:: Supplied data ::
————————
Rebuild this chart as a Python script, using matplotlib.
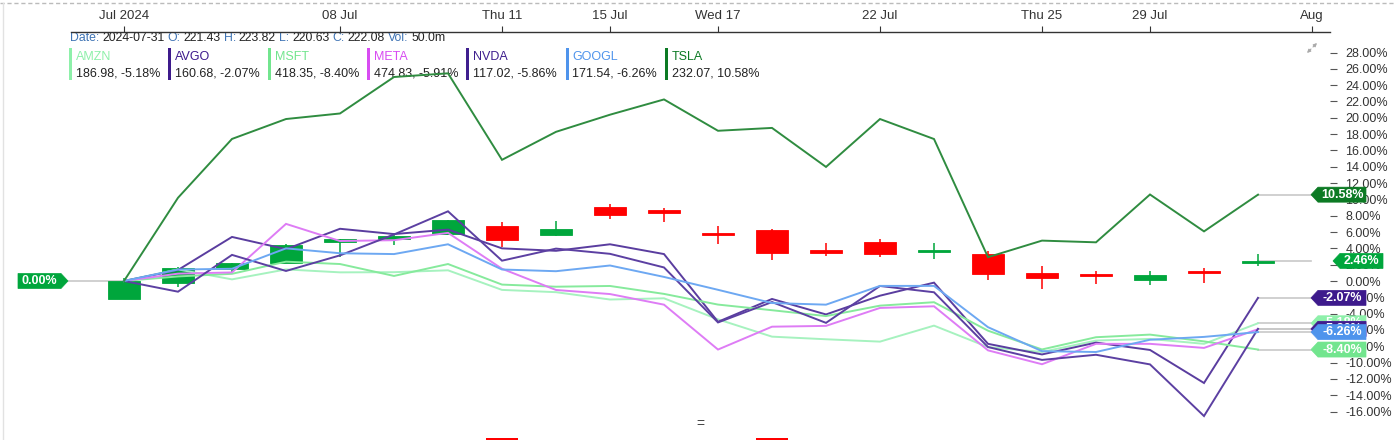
————————
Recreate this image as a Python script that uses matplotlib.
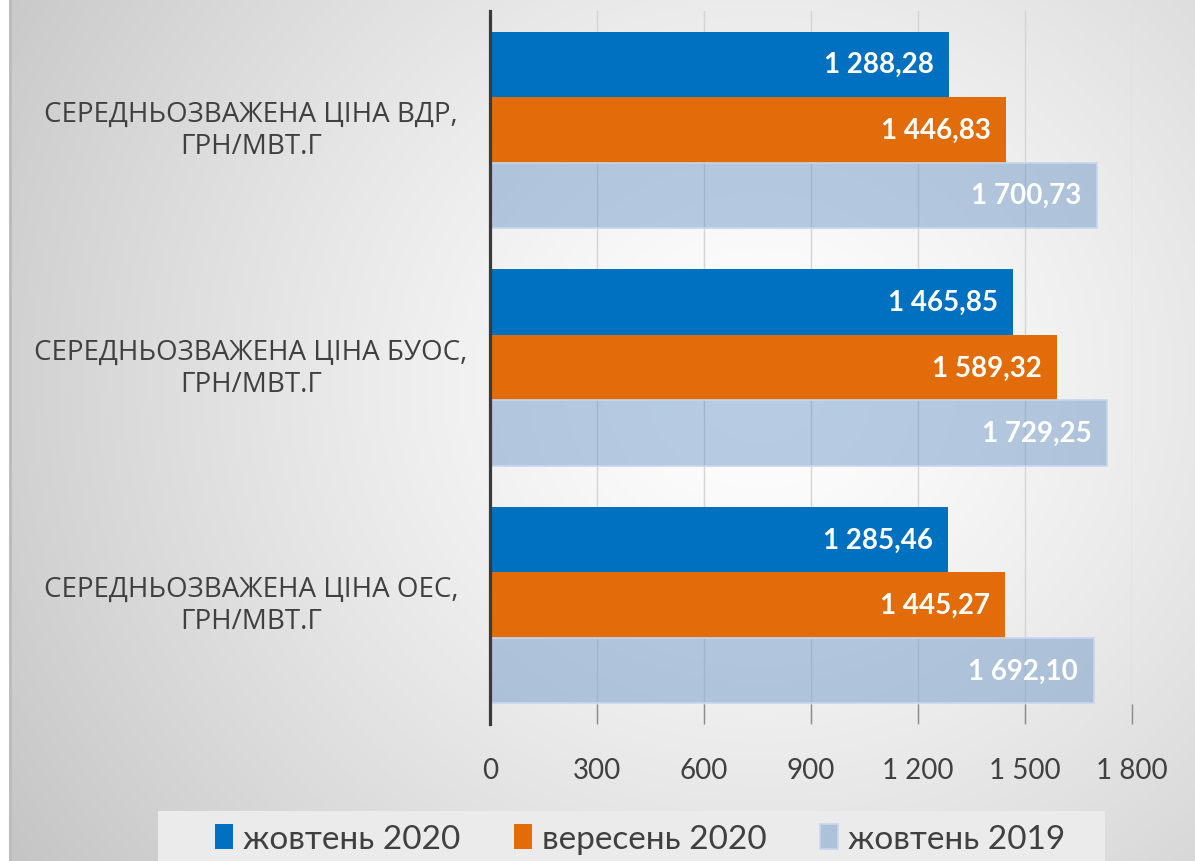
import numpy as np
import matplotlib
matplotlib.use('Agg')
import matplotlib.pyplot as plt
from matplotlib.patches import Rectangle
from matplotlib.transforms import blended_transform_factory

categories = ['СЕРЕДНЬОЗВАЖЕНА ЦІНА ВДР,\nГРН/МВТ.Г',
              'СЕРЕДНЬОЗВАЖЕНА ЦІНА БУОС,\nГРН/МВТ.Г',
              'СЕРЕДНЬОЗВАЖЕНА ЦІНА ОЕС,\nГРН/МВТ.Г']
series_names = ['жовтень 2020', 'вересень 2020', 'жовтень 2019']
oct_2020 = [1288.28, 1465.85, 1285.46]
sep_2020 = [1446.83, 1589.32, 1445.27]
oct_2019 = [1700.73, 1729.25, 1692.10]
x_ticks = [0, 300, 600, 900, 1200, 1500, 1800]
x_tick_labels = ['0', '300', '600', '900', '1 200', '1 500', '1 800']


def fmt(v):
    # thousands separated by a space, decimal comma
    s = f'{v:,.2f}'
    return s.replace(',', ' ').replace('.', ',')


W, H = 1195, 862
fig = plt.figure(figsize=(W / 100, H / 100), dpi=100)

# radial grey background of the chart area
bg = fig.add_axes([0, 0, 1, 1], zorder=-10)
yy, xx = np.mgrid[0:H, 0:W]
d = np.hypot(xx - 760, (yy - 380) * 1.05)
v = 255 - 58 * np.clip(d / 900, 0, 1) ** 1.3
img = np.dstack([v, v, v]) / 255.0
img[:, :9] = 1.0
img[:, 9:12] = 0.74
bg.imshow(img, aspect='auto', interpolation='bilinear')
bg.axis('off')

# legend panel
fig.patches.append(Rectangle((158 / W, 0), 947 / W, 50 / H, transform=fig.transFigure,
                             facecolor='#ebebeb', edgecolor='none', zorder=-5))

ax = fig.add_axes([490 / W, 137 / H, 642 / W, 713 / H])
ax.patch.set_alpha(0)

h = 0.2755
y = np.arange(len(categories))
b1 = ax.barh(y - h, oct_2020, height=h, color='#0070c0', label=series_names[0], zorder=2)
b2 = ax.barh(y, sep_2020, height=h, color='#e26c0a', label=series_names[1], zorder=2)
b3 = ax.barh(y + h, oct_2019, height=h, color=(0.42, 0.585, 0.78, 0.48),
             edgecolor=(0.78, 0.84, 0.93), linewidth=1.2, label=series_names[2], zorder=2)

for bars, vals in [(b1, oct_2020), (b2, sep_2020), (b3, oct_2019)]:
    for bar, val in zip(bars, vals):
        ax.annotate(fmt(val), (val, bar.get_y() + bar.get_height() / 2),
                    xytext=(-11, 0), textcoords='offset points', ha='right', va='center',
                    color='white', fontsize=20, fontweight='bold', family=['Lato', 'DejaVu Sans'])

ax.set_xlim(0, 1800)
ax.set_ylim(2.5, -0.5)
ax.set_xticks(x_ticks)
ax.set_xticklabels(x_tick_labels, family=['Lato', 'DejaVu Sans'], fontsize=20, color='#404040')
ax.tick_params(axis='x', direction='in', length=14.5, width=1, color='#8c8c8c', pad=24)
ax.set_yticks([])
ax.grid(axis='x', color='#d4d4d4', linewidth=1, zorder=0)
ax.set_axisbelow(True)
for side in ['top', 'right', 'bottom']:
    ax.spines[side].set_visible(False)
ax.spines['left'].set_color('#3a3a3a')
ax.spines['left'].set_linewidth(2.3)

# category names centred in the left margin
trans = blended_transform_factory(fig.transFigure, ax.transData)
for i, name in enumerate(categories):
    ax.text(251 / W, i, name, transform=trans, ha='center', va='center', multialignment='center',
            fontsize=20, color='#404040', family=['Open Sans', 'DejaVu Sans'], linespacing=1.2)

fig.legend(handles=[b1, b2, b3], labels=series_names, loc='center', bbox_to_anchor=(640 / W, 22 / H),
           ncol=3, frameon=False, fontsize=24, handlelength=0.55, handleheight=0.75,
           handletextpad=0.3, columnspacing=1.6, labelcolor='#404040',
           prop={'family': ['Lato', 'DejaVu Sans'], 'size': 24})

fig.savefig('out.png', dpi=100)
————————
:: The problem ::
Above are the records. Print exactly the lines from the one containing "Recreate this image" to the one containing "from matplotlib.transforms import", both included, and nothing else; pictures are excluded.

:: Reply to the exercise ::
Recreate this image as a Python script that uses matplotlib.
import numpy as np
import matplotlib
matplotlib.use('Agg')
import matplotlib.pyplot as plt
from matplotlib.patches import Rectangle
from matplotlib.transforms import blended_transform_factory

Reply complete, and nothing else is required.